I think you completely misunderstood this interaction.
There are 2 possible explanations.
1. You are so smart/knowledgeable that the professor thinks you are beyond college.
2. You were acting like such an arrogant know-it-all that the professor was being sarcastic.
I’ve seen #1, but I’ve seen #2 many times.
You sound like you have a huge chip on your shoulder about not having a degree. I had the same issue at one point before I went back and finished (after working as a professional developer for a while), so I recognize it.
When I did go back, I asked questions in class, I went to office hours to ask questions, and I did research projects with professors. Some back of the envelope math says it would have costs me about twice what I got out owing if I’d paid for an equal amount of time with whatever experts I could find.

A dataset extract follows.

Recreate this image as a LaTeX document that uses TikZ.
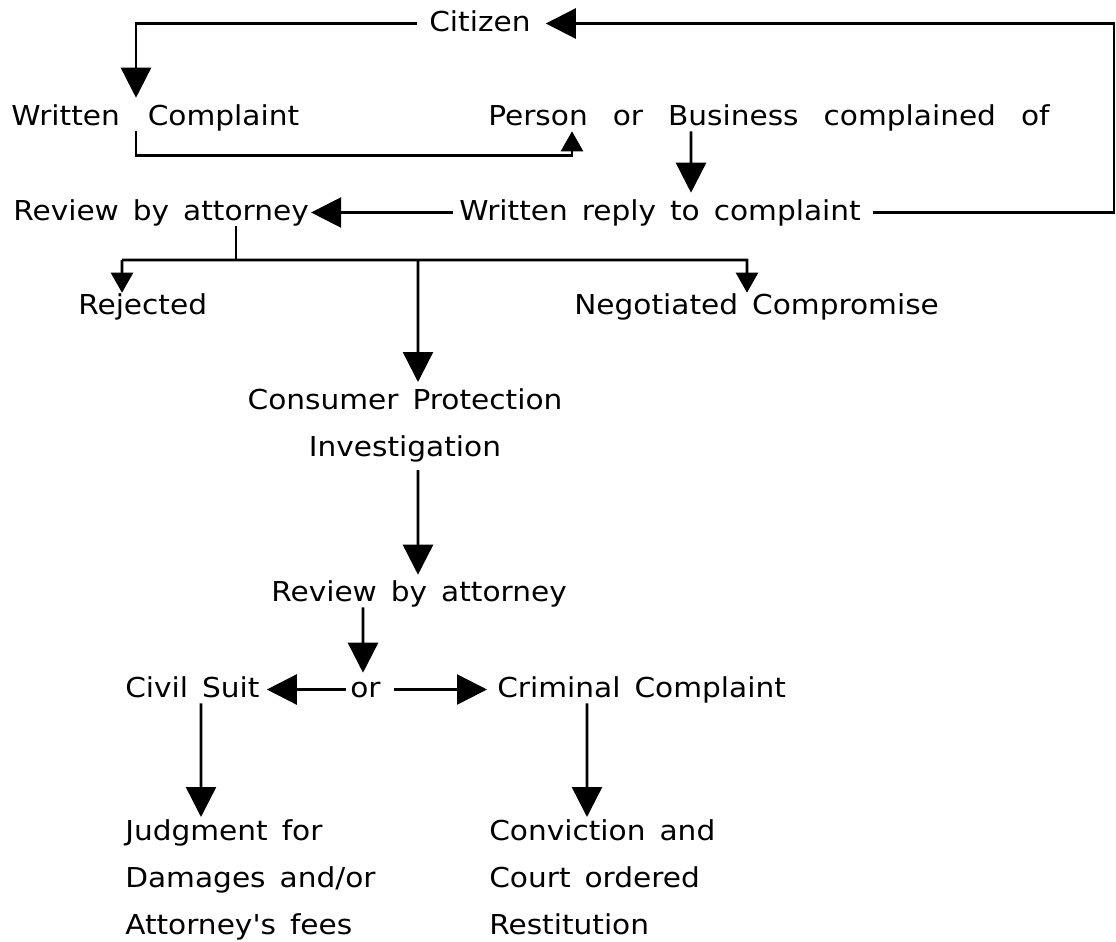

My strong suspicion based on the few posts I’ve read is that your attitude is the reason you had such poor interactions with instructors.
Chip on my shoulder - no, and it's a silly label to begin with. Understanding that it's for other people who value the paper more than intrinsic understanding, yeah.
EDIT: I will concede in some way that I'm proud of not having a degree, and it does influence my thoughts on this topic. I've met some real idiots that do, and I don't consider it a serious differentiator.
Also looking up the thread - at my early jobs, I was surrounded by many people who were interested in educating me on any topic I could think of, because similarly we were all being paid for our time. The difference between that and school was the assumption that we were both motivated and capable.
2. These classes that you blew through weren’t upper level classes. They couldn’t have been because you wouldn’t have had the prereqs to take them. If you already had some knowledge of the field and didn’t need lower level classes, you could have talked to the department about testing out of some of them.
I know you didn’t walk into an upper level class on Automata theory and come up with the proofs on the spot.
No professor would in good faith tell you to go do your own thing based on what you’re describing.
If they thought you were very smart and sincere about learning, they’d encourage you to do independent study with them, do research, work with the department to move into higher level classes, or take cross listed graduate classes.
If they thought you were kinda smart, but a huge asshole, they’d tell you to go do your own thing because they didn’t want to deal with your crap.
This is all coming from experience as someone who came into school not needing the intro classes, and someone who used to be that arrogant.
Why is that a resource of "once-in-a-lifetime" scarcity in the first place?
It’s really expensive, time consuming, and difficult to gather exports together like that.
The closest anyone comes to research university is national laboratory, or something like Bell Labs. But you’re unlikely to have access to those.
And you’re unlikely to ever have another time in your life when you can take 4 years to devote almost solely to learning.
As to why you’re unlikely to have another time in your life when you can do this, that’s also because of money. Life tends to get more expensive the older you get.